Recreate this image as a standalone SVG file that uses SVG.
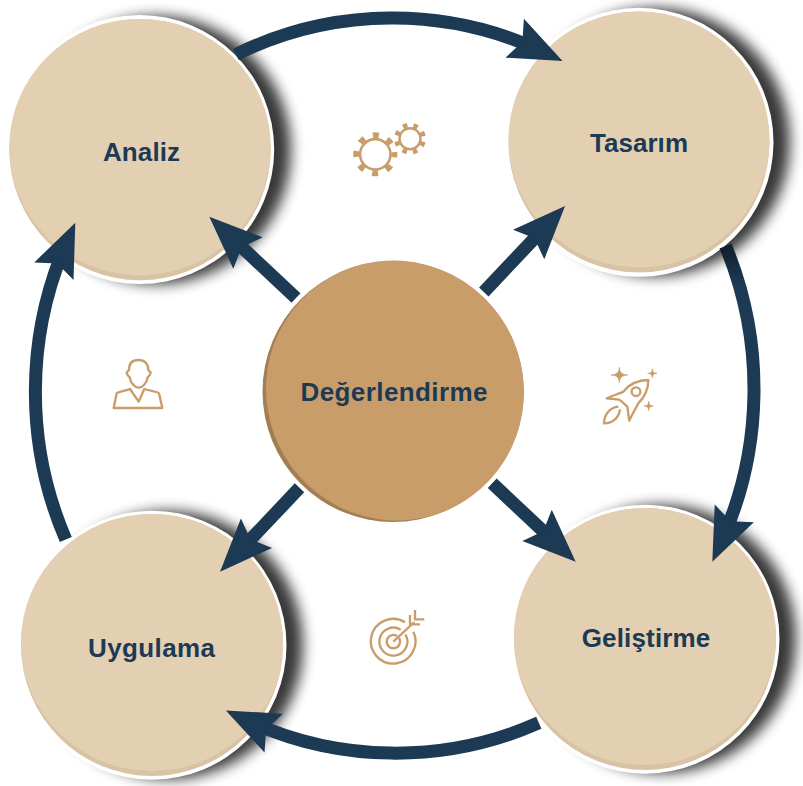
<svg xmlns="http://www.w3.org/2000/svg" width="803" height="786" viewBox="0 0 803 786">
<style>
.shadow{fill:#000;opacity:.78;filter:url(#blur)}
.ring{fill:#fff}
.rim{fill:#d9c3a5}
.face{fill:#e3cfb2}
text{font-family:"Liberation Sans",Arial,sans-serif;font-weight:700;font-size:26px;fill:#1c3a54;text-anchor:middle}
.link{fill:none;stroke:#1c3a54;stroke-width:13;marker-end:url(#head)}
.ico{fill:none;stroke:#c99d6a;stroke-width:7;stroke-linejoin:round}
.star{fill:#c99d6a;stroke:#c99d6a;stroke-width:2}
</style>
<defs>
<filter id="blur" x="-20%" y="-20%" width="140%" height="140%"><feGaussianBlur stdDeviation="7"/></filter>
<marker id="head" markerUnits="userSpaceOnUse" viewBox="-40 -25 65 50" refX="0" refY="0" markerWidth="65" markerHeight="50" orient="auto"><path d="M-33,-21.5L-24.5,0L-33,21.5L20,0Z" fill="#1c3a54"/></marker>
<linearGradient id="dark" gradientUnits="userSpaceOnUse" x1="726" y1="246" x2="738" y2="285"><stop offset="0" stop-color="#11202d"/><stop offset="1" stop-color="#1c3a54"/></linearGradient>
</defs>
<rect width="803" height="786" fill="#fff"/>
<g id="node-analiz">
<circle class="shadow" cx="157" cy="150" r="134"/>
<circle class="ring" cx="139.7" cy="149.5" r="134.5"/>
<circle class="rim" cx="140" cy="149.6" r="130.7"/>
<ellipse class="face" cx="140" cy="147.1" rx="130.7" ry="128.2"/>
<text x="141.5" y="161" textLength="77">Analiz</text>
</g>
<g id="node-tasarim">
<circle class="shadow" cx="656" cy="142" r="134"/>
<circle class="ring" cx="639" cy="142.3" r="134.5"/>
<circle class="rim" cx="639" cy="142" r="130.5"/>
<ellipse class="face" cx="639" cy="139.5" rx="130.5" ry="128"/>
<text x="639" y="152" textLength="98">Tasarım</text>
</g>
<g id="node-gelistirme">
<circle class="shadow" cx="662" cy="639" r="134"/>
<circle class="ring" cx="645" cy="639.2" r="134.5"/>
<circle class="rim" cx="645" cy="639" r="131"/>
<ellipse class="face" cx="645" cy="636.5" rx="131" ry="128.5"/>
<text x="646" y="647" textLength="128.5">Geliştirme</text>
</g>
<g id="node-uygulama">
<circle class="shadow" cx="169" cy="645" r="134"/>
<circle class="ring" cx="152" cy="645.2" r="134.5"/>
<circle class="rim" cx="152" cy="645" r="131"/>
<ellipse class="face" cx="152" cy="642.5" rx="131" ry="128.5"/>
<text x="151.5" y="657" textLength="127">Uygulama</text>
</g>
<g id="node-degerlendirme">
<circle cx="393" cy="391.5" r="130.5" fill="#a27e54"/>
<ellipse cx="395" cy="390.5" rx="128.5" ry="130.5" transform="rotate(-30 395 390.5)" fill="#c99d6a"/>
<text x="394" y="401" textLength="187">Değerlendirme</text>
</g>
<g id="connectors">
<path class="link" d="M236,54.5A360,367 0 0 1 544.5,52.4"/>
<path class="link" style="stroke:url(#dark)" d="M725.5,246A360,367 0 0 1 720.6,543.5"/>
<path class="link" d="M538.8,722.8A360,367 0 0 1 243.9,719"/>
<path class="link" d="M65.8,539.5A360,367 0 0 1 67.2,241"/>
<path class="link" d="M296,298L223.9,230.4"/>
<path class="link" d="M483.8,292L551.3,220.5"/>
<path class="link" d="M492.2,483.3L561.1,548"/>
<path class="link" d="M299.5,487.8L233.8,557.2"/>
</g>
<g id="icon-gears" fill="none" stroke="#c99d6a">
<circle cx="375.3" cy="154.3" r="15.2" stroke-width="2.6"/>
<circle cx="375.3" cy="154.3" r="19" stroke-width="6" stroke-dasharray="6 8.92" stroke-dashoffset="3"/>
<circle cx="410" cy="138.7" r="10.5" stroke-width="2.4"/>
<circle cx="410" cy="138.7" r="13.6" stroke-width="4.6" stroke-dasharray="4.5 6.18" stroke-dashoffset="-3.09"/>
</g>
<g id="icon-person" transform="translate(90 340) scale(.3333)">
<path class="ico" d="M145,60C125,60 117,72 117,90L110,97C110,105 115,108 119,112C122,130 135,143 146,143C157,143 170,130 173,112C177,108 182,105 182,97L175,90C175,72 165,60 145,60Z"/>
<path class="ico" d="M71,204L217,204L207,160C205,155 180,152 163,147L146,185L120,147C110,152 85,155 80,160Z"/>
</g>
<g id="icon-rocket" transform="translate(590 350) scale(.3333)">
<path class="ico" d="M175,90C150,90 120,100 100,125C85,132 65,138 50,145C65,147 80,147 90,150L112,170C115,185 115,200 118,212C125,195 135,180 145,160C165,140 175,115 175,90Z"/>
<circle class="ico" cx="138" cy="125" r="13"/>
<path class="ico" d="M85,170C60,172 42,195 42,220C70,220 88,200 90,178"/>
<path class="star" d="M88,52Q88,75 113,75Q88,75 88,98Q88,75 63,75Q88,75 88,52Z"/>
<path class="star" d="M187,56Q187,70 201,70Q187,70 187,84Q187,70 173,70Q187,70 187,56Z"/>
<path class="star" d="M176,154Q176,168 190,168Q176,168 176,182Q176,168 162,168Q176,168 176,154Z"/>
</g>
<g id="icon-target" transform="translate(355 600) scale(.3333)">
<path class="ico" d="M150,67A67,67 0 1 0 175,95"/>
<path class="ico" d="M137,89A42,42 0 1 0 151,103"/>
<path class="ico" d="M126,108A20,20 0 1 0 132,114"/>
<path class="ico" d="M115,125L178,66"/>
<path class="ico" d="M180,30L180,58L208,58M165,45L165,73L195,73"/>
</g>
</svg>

========================================================================

Take the data above and repeat it exactly, leaving each picture out.

Recreate this image as a standalone SVG file that uses SVG.
<svg xmlns="http://www.w3.org/2000/svg" width="803" height="786" viewBox="0 0 803 786">
<style>
.shadow{fill:#000;opacity:.78;filter:url(#blur)}
.ring{fill:#fff}
.rim{fill:#d9c3a5}
.face{fill:#e3cfb2}
text{font-family:"Liberation Sans",Arial,sans-serif;font-weight:700;font-size:26px;fill:#1c3a54;text-anchor:middle}
.link{fill:none;stroke:#1c3a54;stroke-width:13;marker-end:url(#head)}
.ico{fill:none;stroke:#c99d6a;stroke-width:7;stroke-linejoin:round}
.star{fill:#c99d6a;stroke:#c99d6a;stroke-width:2}
</style>
<defs>
<filter id="blur" x="-20%" y="-20%" width="140%" height="140%"><feGaussianBlur stdDeviation="7"/></filter>
<marker id="head" markerUnits="userSpaceOnUse" viewBox="-40 -25 65 50" refX="0" refY="0" markerWidth="65" markerHeight="50" orient="auto"><path d="M-33,-21.5L-24.5,0L-33,21.5L20,0Z" fill="#1c3a54"/></marker>
<linearGradient id="dark" gradientUnits="userSpaceOnUse" x1="726" y1="246" x2="738" y2="285"><stop offset="0" stop-color="#11202d"/><stop offset="1" stop-color="#1c3a54"/></linearGradient>
</defs>
<rect width="803" height="786" fill="#fff"/>
<g id="node-analiz">
<circle class="shadow" cx="157" cy="150" r="134"/>
<circle class="ring" cx="139.7" cy="149.5" r="134.5"/>
<circle class="rim" cx="140" cy="149.6" r="130.7"/>
<ellipse class="face" cx="140" cy="147.1" rx="130.7" ry="128.2"/>
<text x="141.5" y="161" textLength="77">Analiz</text>
</g>
<g id="node-tasarim">
<circle class="shadow" cx="656" cy="142" r="134"/>
<circle class="ring" cx="639" cy="142.3" r="134.5"/>
<circle class="rim" cx="639" cy="142" r="130.5"/>
<ellipse class="face" cx="639" cy="139.5" rx="130.5" ry="128"/>
<text x="639" y="152" textLength="98">Tasarım</text>
</g>
<g id="node-gelistirme">
<circle class="shadow" cx="662" cy="639" r="134"/>
<circle class="ring" cx="645" cy="639.2" r="134.5"/>
<circle class="rim" cx="645" cy="639" r="131"/>
<ellipse class="face" cx="645" cy="636.5" rx="131" ry="128.5"/>
<text x="646" y="647" textLength="128.5">Geliştirme</text>
</g>
<g id="node-uygulama">
<circle class="shadow" cx="169" cy="645" r="134"/>
<circle class="ring" cx="152" cy="645.2" r="134.5"/>
<circle class="rim" cx="152" cy="645" r="131"/>
<ellipse class="face" cx="152" cy="642.5" rx="131" ry="128.5"/>
<text x="151.5" y="657" textLength="127">Uygulama</text>
</g>
<g id="node-degerlendirme">
<circle cx="393" cy="391.5" r="130.5" fill="#a27e54"/>
<ellipse cx="395" cy="390.5" rx="128.5" ry="130.5" transform="rotate(-30 395 390.5)" fill="#c99d6a"/>
<text x="394" y="401" textLength="187">Değerlendirme</text>
</g>
<g id="connectors">
<path class="link" d="M236,54.5A360,367 0 0 1 544.5,52.4"/>
<path class="link" style="stroke:url(#dark)" d="M725.5,246A360,367 0 0 1 720.6,543.5"/>
<path class="link" d="M538.8,722.8A360,367 0 0 1 243.9,719"/>
<path class="link" d="M65.8,539.5A360,367 0 0 1 67.2,241"/>
<path class="link" d="M296,298L223.9,230.4"/>
<path class="link" d="M483.8,292L551.3,220.5"/>
<path class="link" d="M492.2,483.3L561.1,548"/>
<path class="link" d="M299.5,487.8L233.8,557.2"/>
</g>
<g id="icon-gears" fill="none" stroke="#c99d6a">
<circle cx="375.3" cy="154.3" r="15.2" stroke-width="2.6"/>
<circle cx="375.3" cy="154.3" r="19" stroke-width="6" stroke-dasharray="6 8.92" stroke-dashoffset="3"/>
<circle cx="410" cy="138.7" r="10.5" stroke-width="2.4"/>
<circle cx="410" cy="138.7" r="13.6" stroke-width="4.6" stroke-dasharray="4.5 6.18" stroke-dashoffset="-3.09"/>
</g>
<g id="icon-person" transform="translate(90 340) scale(.3333)">
<path class="ico" d="M145,60C125,60 117,72 117,90L110,97C110,105 115,108 119,112C122,130 135,143 146,143C157,143 170,130 173,112C177,108 182,105 182,97L175,90C175,72 165,60 145,60Z"/>
<path class="ico" d="M71,204L217,204L207,160C205,155 180,152 163,147L146,185L120,147C110,152 85,155 80,160Z"/>
</g>
<g id="icon-rocket" transform="translate(590 350) scale(.3333)">
<path class="ico" d="M175,90C150,90 120,100 100,125C85,132 65,138 50,145C65,147 80,147 90,150L112,170C115,185 115,200 118,212C125,195 135,180 145,160C165,140 175,115 175,90Z"/>
<circle class="ico" cx="138" cy="125" r="13"/>
<path class="ico" d="M85,170C60,172 42,195 42,220C70,220 88,200 90,178"/>
<path class="star" d="M88,52Q88,75 113,75Q88,75 88,98Q88,75 63,75Q88,75 88,52Z"/>
<path class="star" d="M187,56Q187,70 201,70Q187,70 187,84Q187,70 173,70Q187,70 187,56Z"/>
<path class="star" d="M176,154Q176,168 190,168Q176,168 176,182Q176,168 162,168Q176,168 176,154Z"/>
</g>
<g id="icon-target" transform="translate(355 600) scale(.3333)">
<path class="ico" d="M150,67A67,67 0 1 0 175,95"/>
<path class="ico" d="M137,89A42,42 0 1 0 151,103"/>
<path class="ico" d="M126,108A20,20 0 1 0 132,114"/>
<path class="ico" d="M115,125L178,66"/>
<path class="ico" d="M180,30L180,58L208,58M165,45L165,73L195,73"/>
</g>
</svg>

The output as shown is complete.